9th: G. Ansell (E.R.A.), 34 laps completed… 65.41 m.p.h.
10th: J. Heath (Alta), 34 laps completed … 64.98 m.p.h.
11th: G. M. Richardson (R.R.A.), 32 laps completed … 62.47 m.p.h.
12th: Jason Henry (Delahaye), 32 laps comp. 61.98 m.p.h.
13th: G. Nixon (E.R.A.), 31 laps completed… 60.34 m.p.h.
F. R. Gerard (E.R.A.). — Fuel: Shell. Wheels and tyres: Dunlop. Ignition: Lucas. Plugs: Lodge. Shock-absorbers: Girling and Andre. Brake linings: Ferodo.
St. J. Horsfall (E.R.A.). — Wheels and tyres: Dunlop. Ignition: Lucas. Brake linings: Ferodo.
F. Ashmore (Maserati). — Wheels and tyres: Dunlop. Ignition: Lucas. Plugs: Lodge. Brake linings: Ferodo.
Harrison had put an old engine into his E.R.A. following the Silverstone “blow-up.”
The race-commentary was put over by T. H. Glenbourne public address apparatus.

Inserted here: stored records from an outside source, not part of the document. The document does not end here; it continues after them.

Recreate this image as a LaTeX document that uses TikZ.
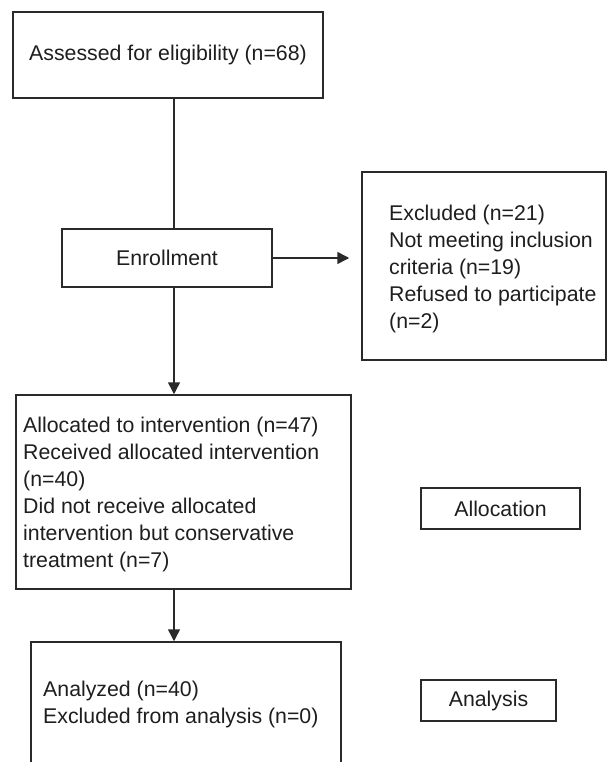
\documentclass[tikz,border=0pt]{standalone}
\usepackage{fontspec}
\setmainfont{Liberation Sans}
\usetikzlibrary{arrows.meta}
\definecolor{linec}{HTML}{2A2A2A}
\definecolor{textc}{HTML}{1E1E1E}
\tikzset{
  box/.style={draw=linec, line width=1.5pt, rectangle, inner sep=0pt, text=textc,
              font=\fontsize{21.3}{27}\selectfont},
  txt/.style={inner sep=0pt, align=left, text=textc, font=\fontsize{21.3}{27}\selectfont},
  conn/.style={draw=linec, line width=1.5pt},
  arr/.style={conn, -{Triangle[length=12pt,width=12pt]}}
}
\begin{document}
\begin{tikzpicture}[x=1pt,y=-1pt]
\clip (0,0) rectangle (608,762);
\fill[white] (0,0) rectangle (608,762);
\coordinate (spine) at (174,0);

\node[box, minimum width=310, minimum height=86] (assess) at (168,55) {Assessed for eligibility (n=68)};
\node[box, minimum width=210, minimum height=58] (enroll) at (167,258) {Enrollment};

\node[box, minimum width=244, minimum height=188] (excl) at (484,266) {};
\node[txt, anchor=west] (exclt) at (389,268.5) {Excluded (n=21)\\Not meeting inclusion\\criteria (n=19)\\Refused to participate\\(n=2)};

\node[box, minimum width=335, minimum height=194] (alloc) at (183.5,492) {};
\node[txt, anchor=west] (alloct) at (23,494) {Allocated to intervention (n=47)\\Received allocated intervention\\(n=40)\\Did not receive allocated\\intervention but conservative\\treatment (n=7)};

\node[box, minimum width=159, minimum height=41] (allocation) at (500.5,508.5) {Allocation};

\node[box, minimum width=310, minimum height=125] (anal) at (186,704.5) {};
\node[txt, anchor=west] (analt) at (43,704.5) {Analyzed (n=40)\\Excluded from analysis (n=0)};

\node[box, minimum width=135, minimum height=41] (analysis) at (488.5,700.5) {Analysis};

\draw[conn] (assess.south -| spine) -- (enroll.north -| spine);
\draw[arr] (enroll.east) -- (enroll.east -| excl.west) [shorten >=12pt];
\draw[arr] (enroll.south -| spine) -- (alloc.north -| spine);
\draw[arr] (alloc.south -| spine) -- (anal.north -| spine);
\end{tikzpicture}
\end{document}
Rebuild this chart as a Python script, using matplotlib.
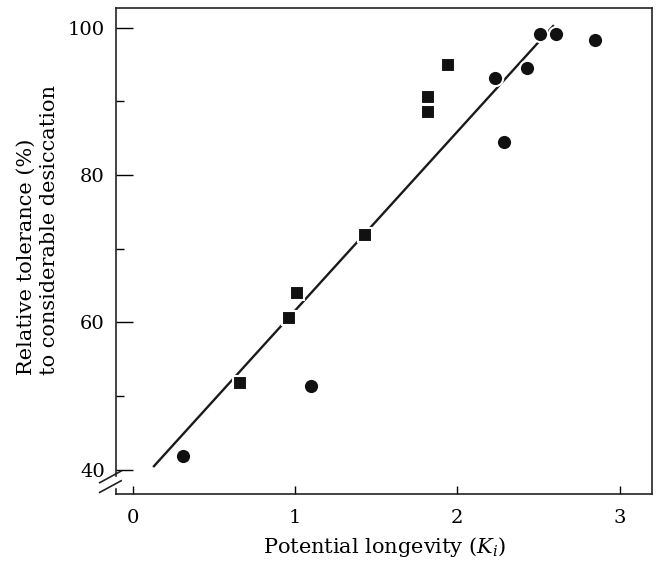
import matplotlib.pyplot as plt
import matplotlib.patches as mpatches

# circles
circ_x = [0.31, 1.10, 2.23, 2.29, 2.43, 2.51, 2.61, 2.85]
circ_y = [41.9, 51.4, 93.2, 84.5, 94.5, 99.2, 99.2, 98.3]

# squares
sq_x = [0.66, 0.96, 1.01, 1.43, 1.82, 1.82, 1.94]
sq_y = [51.7, 60.6, 64.0, 71.8, 88.6, 90.6, 95.0]

# fitted line: y = a + b*x
fit_a = 37.3
fit_b = 24.3
fit_solid = [0.13, 2.50]
fit_dash = [2.52, 2.59]

plt.rcParams['font.family'] = 'DejaVu Serif'
plt.rcParams['mathtext.fontset'] = 'dejavuserif'

fig = plt.figure(figsize=(6.58, 5.67), dpi=100)
ax = fig.add_axes([0.176, 0.129, 0.815, 0.857])

ax.plot(fit_solid, [fit_a + fit_b * x for x in fit_solid], color='#1a1a1a', lw=1.7, zorder=2)
ax.plot(fit_dash, [fit_a + fit_b * x for x in fit_dash], color='#1a1a1a', lw=1.7, zorder=2)

ax.plot(circ_x, circ_y, 'o', color='#111111', markersize=11, mec='white', mew=1.5, zorder=3)
ax.plot(sq_x, sq_y, 's', color='#111111', markersize=10, mec='white', mew=1.5, zorder=3)

ax.set_xlim(-0.105, 3.20)
ax.set_ylim(36.7, 102.7)
ax.set_xticks([0, 1, 2, 3])
ax.set_yticks([40, 60, 80, 100])
ax.set_yticks([50, 70, 90], minor=True)

ax.tick_params(axis='y', which='major', direction='in', length=12, width=1, labelsize=14, pad=8)
ax.tick_params(axis='y', which='minor', direction='in', length=6, width=1)
ax.tick_params(axis='x', which='major', direction='in', length=6, width=1, labelsize=14, pad=11)

for s in ax.spines.values():
    s.set_linewidth(1.2)
    s.set_color('#222222')

ax.set_xlabel('Potential longevity ($K_i$)', fontsize=15, labelpad=6)

# y label, both lines start at the same height
fig.text(0.058, 1 - 375 / 567, 'Relative tolerance (%)\nto considerable desiccation',
         rotation=90, fontsize=15, va='bottom', ha='center', multialignment='left',
         linespacing=1.3)

# axis break on the y axis
ax.add_patch(mpatches.Rectangle((-0.01, 0.015), 0.02, 0.02, transform=ax.transAxes,
                                color='white', clip_on=False, zorder=5))
for dy in [0.015, 0.035]:
    ax.plot([-0.03, 0.01], [dy - 0.012, dy + 0.012], transform=ax.transAxes,
            color='#222222', lw=1.2, clip_on=False, zorder=6)

fig.savefig('out.png', dpi=100)
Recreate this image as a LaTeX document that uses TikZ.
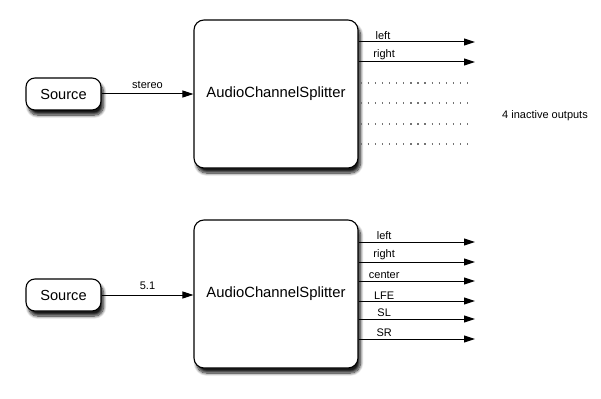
\documentclass[tikz,border=0pt]{standalone}
\usepackage{fontspec}
\setmainfont{Liberation Sans}
\usepackage{tikz}
\usetikzlibrary{arrows.meta}
\usetikzlibrary{calc}
\usetikzlibrary{positioning}
\usetikzlibrary{shadows.blur}
\tikzset{
	>={Triangle[length=11pt,width=7pt]},
	softshadow/.style={blur shadow={shadow xshift=2.5pt, shadow yshift=-5pt, shadow blur steps=10, shadow blur radius=3pt, shadow opacity=90}},
	srcbox/.style={draw=black, line width=1.1pt, fill=white, rounded corners=9pt,
		minimum width=75pt, minimum height=32pt, font=\fontsize{14.6}{17}\selectfont, softshadow},
	splitbox/.style={draw=black, line width=1.1pt, fill=white, rounded corners=10pt,
		minimum width=164pt, minimum height=148pt, font=\fontsize{14.8}{17}\selectfont, softshadow},
	wire/.style={->, line width=1pt, black},
	idle/.style={line width=1.3pt, black!55, dash pattern=on 1.3pt off 5.8pt},
	lab/.style={font=\fontsize{11}{13}\selectfont, inner sep=1.5pt},
}

\begin{document}
\begin{tikzpicture}[x=1pt, y=-1pt, line cap=butt, line join=round]

	\useasboundingbox (0,0) rectangle (601,398);

	% --- stereo case
	\node[srcbox] (src1) at (63.5,94) {Source};
	\node[splitbox] (split1) at (276,94) {AudioChannelSplitter};
	\draw[wire] (src1) -- node[lab, above=3pt] {stereo} (split1);

	\coordinate (out1) at (475,42);
	\coordinate (out2) at (475,62);
	\draw[wire] (split1.east |- out1) -- node[lab, above, pos=0.21] {left} (out1);
	\draw[wire] (split1.east |- out2) -- node[lab, above, pos=0.22] {right} (out2);

	% inactive outputs
	\foreach \y [count=\i] in {83,103,124,144} {
		\coordinate (idle\i) at (473,\y);
		\draw[idle] ($(split1.east |- idle\i)+(2,0)$) -- (idle\i);
	}
	\node[lab] (note1) at (545,116) {4 inactive outputs};

	% --- 5.1 case
	\node[srcbox] (src2) at (63.5,295) {Source};
	\node[splitbox] (split2) at (276,294) {AudioChannelSplitter};
	\draw[wire] (src2) -- node[lab, above=3pt] {5.1} (split2.west |- src2);

	\foreach \y/\txt [count=\i] in {242/left,262/right,281/center,301/LFE,319/SL,339/SR} {
		\coordinate (ch\i) at (475,\y);
		\draw[wire] (split2.east |- ch\i) -- node[lab, above, pos=0.22] {\txt} (ch\i);
	}

\end{tikzpicture}
\end{document}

The stands were not very well filled, but many unauthorised people got into the Press section and destroyed concentrated reporting with their idle chatter.
The Press bulletins didn’t seem quite so informative as usual and we missed the tea and cakes served in the Press stand last year — but there, we always grumble, and on the whole the arrangements were good.
Ragged small boys showed great ability to climb into the stands from the back, and they were joined later in the afternoon by school-children on their way home!
Pertinent questions: How did the lightning-calculator young lady get on, and did the drivers appreciate the cemetery behind the course by the stands?
An “XK” Jaguar and a 2 1/2-litre Riley 2/3-seater were used as course cars. Lady Bromet, wife of H.E. the Lieutenant-Governor of the Isle of Man, started the races, and T. G. Moore was one of the judges.
Lucas and Dunlop presented valuable prizes.
Motor Sport flew to the race and back in an Airspeed 65 “Consul” of Air Enterprises, laid on by Air Liaison Ltd.